# Tutorial für JSF



## climber (4. Jun 2006)

Hi zusammen,

will mich demnächst mit JSF befassen, könnt ihr mir da vielleicht n paar Seiten mit Tutorials oder ähnlichem empfehlen (oder auch Bücher...)???

danke jetzt schonmal .....


mfg
luke


----------



## TimS (14. Jun 2006)

Die IX hatte in ihren letzten drei Ausgaben ein Tutorial. Im Internet ist auch einiges zu finden.
Damit kriegt man sehr schnell ein paar Seiten hin.
Um aber wirklich zu verstehen was man da tut kommt man nicht umhin sich mit den Grundlagen von Faces auseinanderzusetzen.

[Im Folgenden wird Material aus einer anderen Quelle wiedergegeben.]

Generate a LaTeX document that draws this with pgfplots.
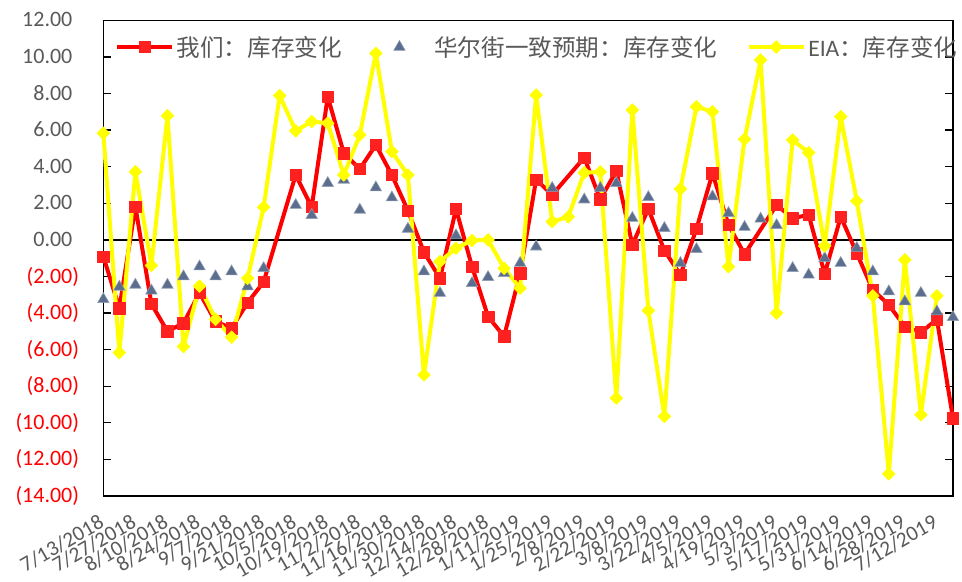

Ich empfehle Dir das Buch "JSF in action". Das kriegt man gebraucht zwischen 20 und 30 Euro.


Gruß
Tim


----------



## M.L. (6. Jun 2007)

Der Thread ist zwar schon etwas älter, aber auf dieses aktualisierte Tutorial kann man dennoch hinweisen: http://myeclipseide.com/images/tutorials/jsfdesigner_extension/

mfg M.L.


----------



## pcuser (6. Jun 2007)

Das Tutorial ist in Form von PDF's auch downloadbar. Es ist zwar in Englisch, aber da der Text subjektiv gesehen kurz und prägnant ist, könnte es für dich hilfreich sein.

JSF Tutorial

VG,
pcuser


----------



## WeirdAl (6. Jun 2007)

http://jsftutorials.net/ ist auch eine recht interessante Seite. Ausserdem kann ich das Buch von Ed Burns "JavaServer Faces - A Complete Reference" empfehlen.

Cu
Alex


----------